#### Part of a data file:
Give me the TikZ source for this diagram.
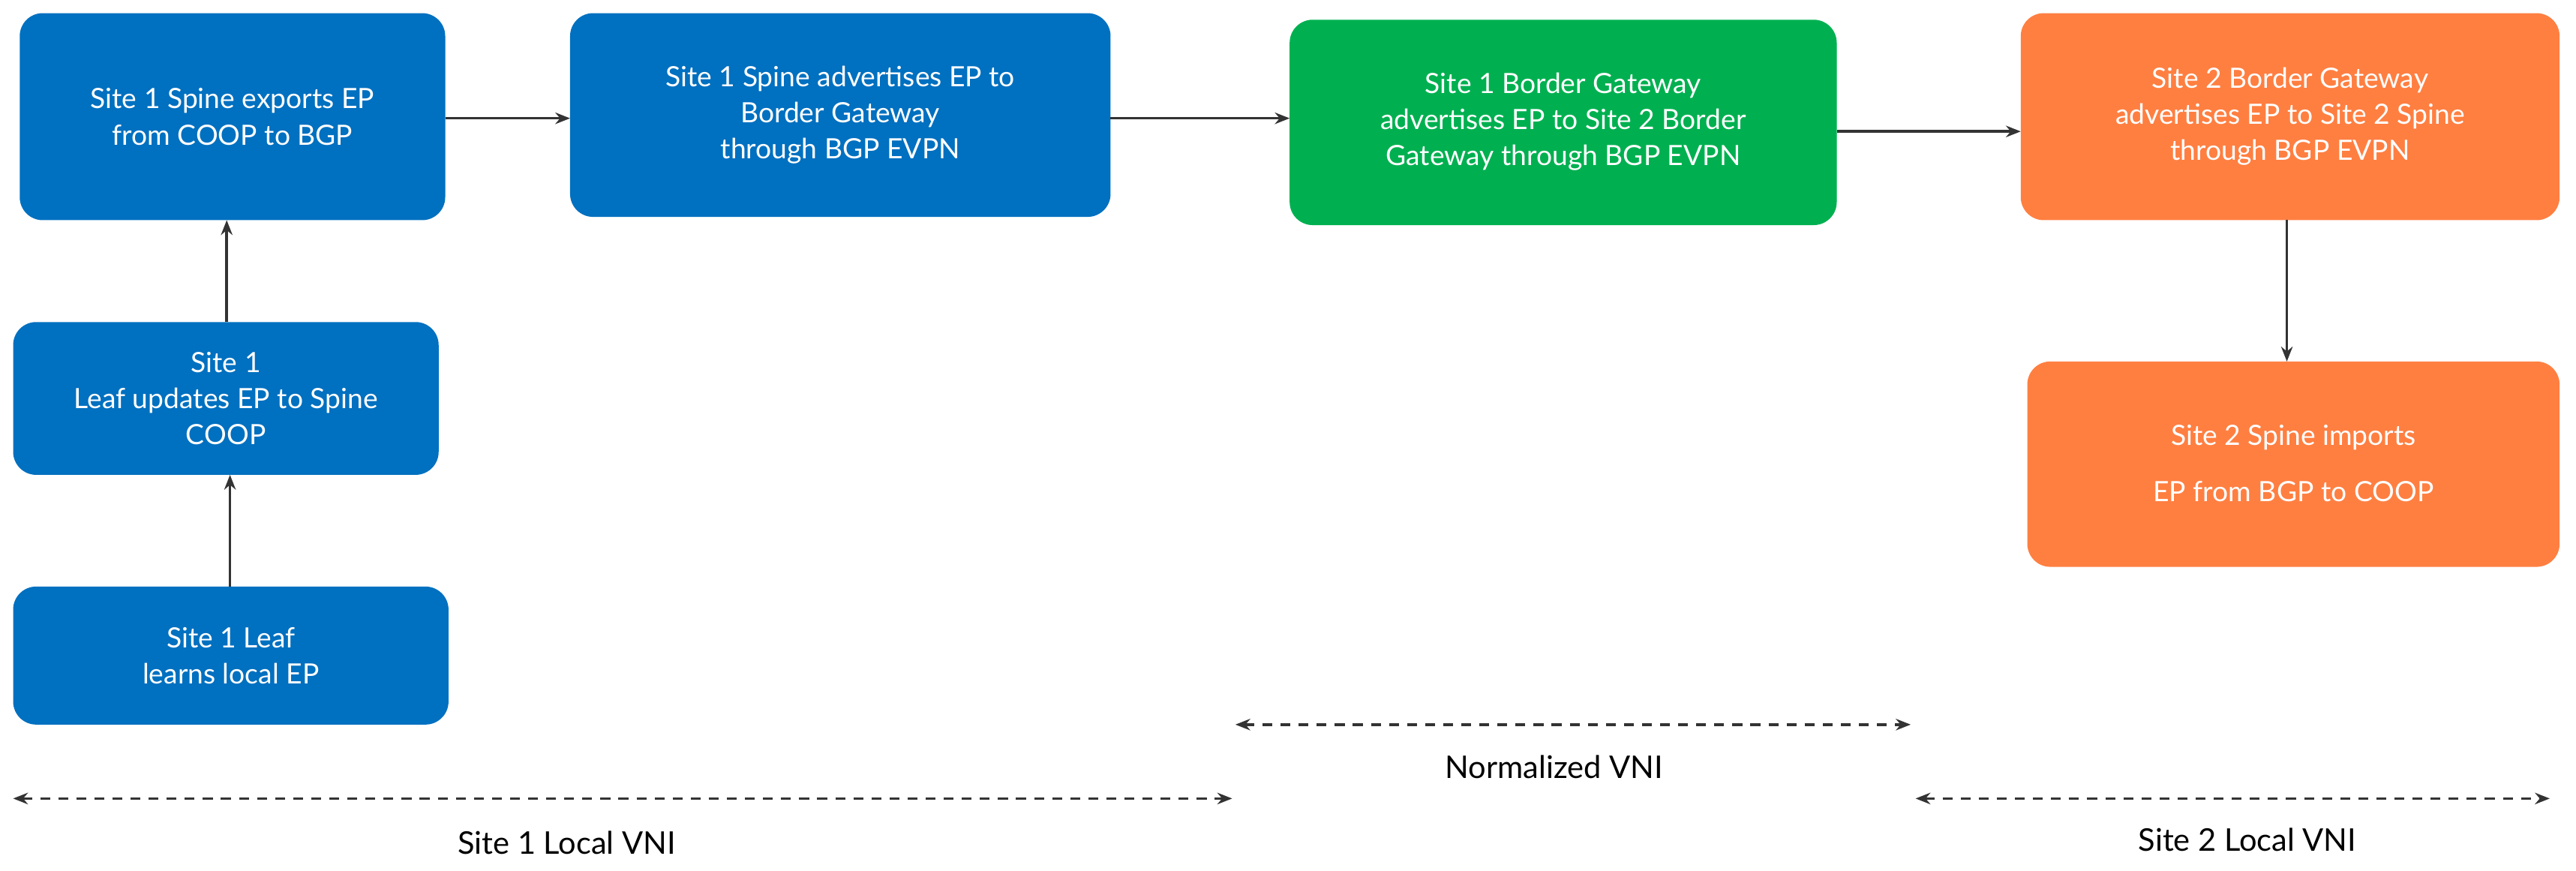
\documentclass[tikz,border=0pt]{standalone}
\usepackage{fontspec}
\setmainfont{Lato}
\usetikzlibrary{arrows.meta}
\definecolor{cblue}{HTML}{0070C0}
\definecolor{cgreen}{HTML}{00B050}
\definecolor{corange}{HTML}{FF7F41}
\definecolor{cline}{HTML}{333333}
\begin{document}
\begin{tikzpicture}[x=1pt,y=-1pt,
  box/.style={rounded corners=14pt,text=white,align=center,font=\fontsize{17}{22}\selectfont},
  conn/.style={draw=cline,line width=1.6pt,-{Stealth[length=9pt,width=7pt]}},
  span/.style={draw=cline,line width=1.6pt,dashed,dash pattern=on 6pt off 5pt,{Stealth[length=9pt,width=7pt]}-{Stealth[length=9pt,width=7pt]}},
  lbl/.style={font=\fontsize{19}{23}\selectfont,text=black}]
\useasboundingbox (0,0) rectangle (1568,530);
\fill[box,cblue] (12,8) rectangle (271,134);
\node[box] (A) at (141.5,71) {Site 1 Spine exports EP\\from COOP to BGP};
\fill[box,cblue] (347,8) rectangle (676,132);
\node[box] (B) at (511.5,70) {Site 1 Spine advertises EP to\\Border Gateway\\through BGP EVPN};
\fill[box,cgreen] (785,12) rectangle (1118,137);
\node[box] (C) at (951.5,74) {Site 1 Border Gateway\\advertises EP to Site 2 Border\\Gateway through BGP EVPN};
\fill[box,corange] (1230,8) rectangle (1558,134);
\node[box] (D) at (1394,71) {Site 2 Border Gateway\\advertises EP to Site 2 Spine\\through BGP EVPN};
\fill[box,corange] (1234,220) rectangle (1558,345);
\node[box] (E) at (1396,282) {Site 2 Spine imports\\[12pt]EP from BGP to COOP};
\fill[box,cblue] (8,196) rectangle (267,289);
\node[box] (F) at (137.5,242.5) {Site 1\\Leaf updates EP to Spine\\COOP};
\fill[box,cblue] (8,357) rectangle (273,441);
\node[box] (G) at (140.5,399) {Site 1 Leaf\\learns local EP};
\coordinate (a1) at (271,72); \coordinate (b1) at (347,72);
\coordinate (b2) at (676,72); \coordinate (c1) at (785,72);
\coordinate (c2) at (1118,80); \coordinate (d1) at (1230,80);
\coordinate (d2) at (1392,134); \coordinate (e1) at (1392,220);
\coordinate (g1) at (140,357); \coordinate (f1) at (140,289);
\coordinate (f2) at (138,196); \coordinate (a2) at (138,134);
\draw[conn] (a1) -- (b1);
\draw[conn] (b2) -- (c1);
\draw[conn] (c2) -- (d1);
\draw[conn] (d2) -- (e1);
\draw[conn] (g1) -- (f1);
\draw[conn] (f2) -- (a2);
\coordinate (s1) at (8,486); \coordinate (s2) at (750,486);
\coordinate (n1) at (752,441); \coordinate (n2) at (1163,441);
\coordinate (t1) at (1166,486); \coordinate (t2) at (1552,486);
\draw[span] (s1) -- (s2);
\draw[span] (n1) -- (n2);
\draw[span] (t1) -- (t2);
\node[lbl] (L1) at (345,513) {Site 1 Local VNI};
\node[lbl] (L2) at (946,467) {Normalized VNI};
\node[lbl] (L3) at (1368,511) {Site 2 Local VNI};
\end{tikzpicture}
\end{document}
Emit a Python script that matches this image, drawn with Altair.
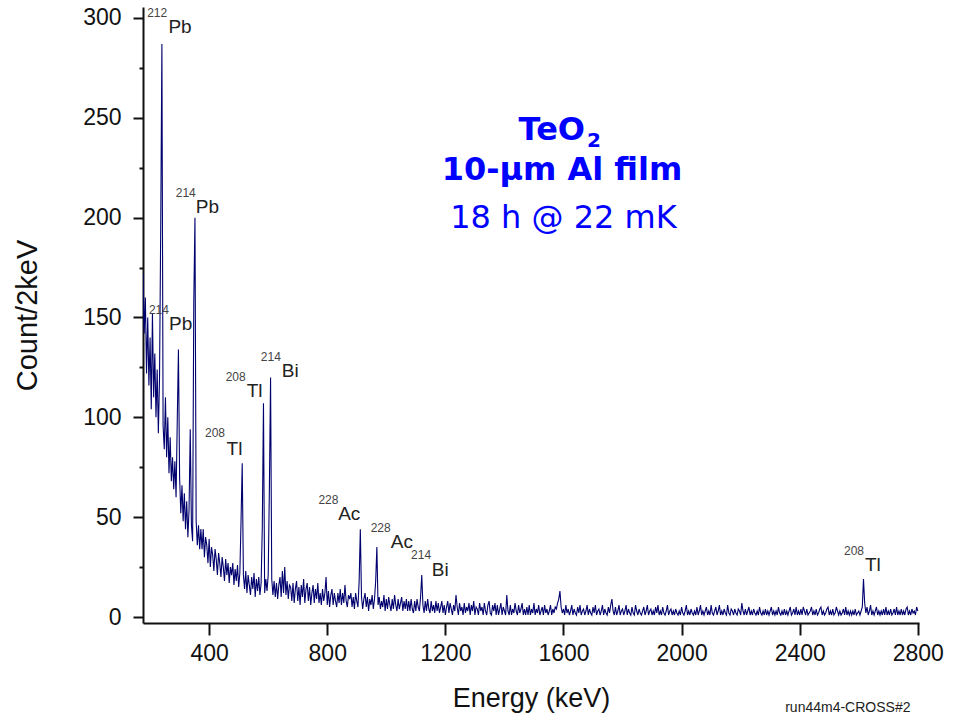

#### WHAT IS BEING ASKED:
In this exercise, set down all of the data exactly, without the pictures.

#### EXERCISE ANSWER:
Give me the TikZ source for this diagram.
\documentclass[tikz,border=0pt]{standalone}
\usepackage{fontspec}
\setmainfont{Lato}
\usetikzlibrary{arrows.meta}
\definecolor{cblue}{HTML}{0070C0}
\definecolor{cgreen}{HTML}{00B050}
\definecolor{corange}{HTML}{FF7F41}
\definecolor{cline}{HTML}{333333}
\begin{document}
\begin{tikzpicture}[x=1pt,y=-1pt,
  box/.style={rounded corners=14pt,text=white,align=center,font=\fontsize{17}{22}\selectfont},
  conn/.style={draw=cline,line width=1.6pt,-{Stealth[length=9pt,width=7pt]}},
  span/.style={draw=cline,line width=1.6pt,dashed,dash pattern=on 6pt off 5pt,{Stealth[length=9pt,width=7pt]}-{Stealth[length=9pt,width=7pt]}},
  lbl/.style={font=\fontsize{19}{23}\selectfont,text=black}]
\useasboundingbox (0,0) rectangle (1568,530);
\fill[box,cblue] (12,8) rectangle (271,134);
\node[box] (A) at (141.5,71) {Site 1 Spine exports EP\\from COOP to BGP};
\fill[box,cblue] (347,8) rectangle (676,132);
\node[box] (B) at (511.5,70) {Site 1 Spine advertises EP to\\Border Gateway\\through BGP EVPN};
\fill[box,cgreen] (785,12) rectangle (1118,137);
\node[box] (C) at (951.5,74) {Site 1 Border Gateway\\advertises EP to Site 2 Border\\Gateway through BGP EVPN};
\fill[box,corange] (1230,8) rectangle (1558,134);
\node[box] (D) at (1394,71) {Site 2 Border Gateway\\advertises EP to Site 2 Spine\\through BGP EVPN};
\fill[box,corange] (1234,220) rectangle (1558,345);
\node[box] (E) at (1396,282) {Site 2 Spine imports\\[12pt]EP from BGP to COOP};
\fill[box,cblue] (8,196) rectangle (267,289);
\node[box] (F) at (137.5,242.5) {Site 1\\Leaf updates EP to Spine\\COOP};
\fill[box,cblue] (8,357) rectangle (273,441);
\node[box] (G) at (140.5,399) {Site 1 Leaf\\learns local EP};
\coordinate (a1) at (271,72); \coordinate (b1) at (347,72);
\coordinate (b2) at (676,72); \coordinate (c1) at (785,72);
\coordinate (c2) at (1118,80); \coordinate (d1) at (1230,80);
\coordinate (d2) at (1392,134); \coordinate (e1) at (1392,220);
\coordinate (g1) at (140,357); \coordinate (f1) at (140,289);
\coordinate (f2) at (138,196); \coordinate (a2) at (138,134);
\draw[conn] (a1) -- (b1);
\draw[conn] (b2) -- (c1);
\draw[conn] (c2) -- (d1);
\draw[conn] (d2) -- (e1);
\draw[conn] (g1) -- (f1);
\draw[conn] (f2) -- (a2);
\coordinate (s1) at (8,486); \coordinate (s2) at (750,486);
\coordinate (n1) at (752,441); \coordinate (n2) at (1163,441);
\coordinate (t1) at (1166,486); \coordinate (t2) at (1552,486);
\draw[span] (s1) -- (s2);
\draw[span] (n1) -- (n2);
\draw[span] (t1) -- (t2);
\node[lbl] (L1) at (345,513) {Site 1 Local VNI};
\node[lbl] (L2) at (946,467) {Normalized VNI};
\node[lbl] (L3) at (1368,511) {Site 2 Local VNI};
\end{tikzpicture}
\end{document}
Emit a Python script that matches this image, drawn with Altair.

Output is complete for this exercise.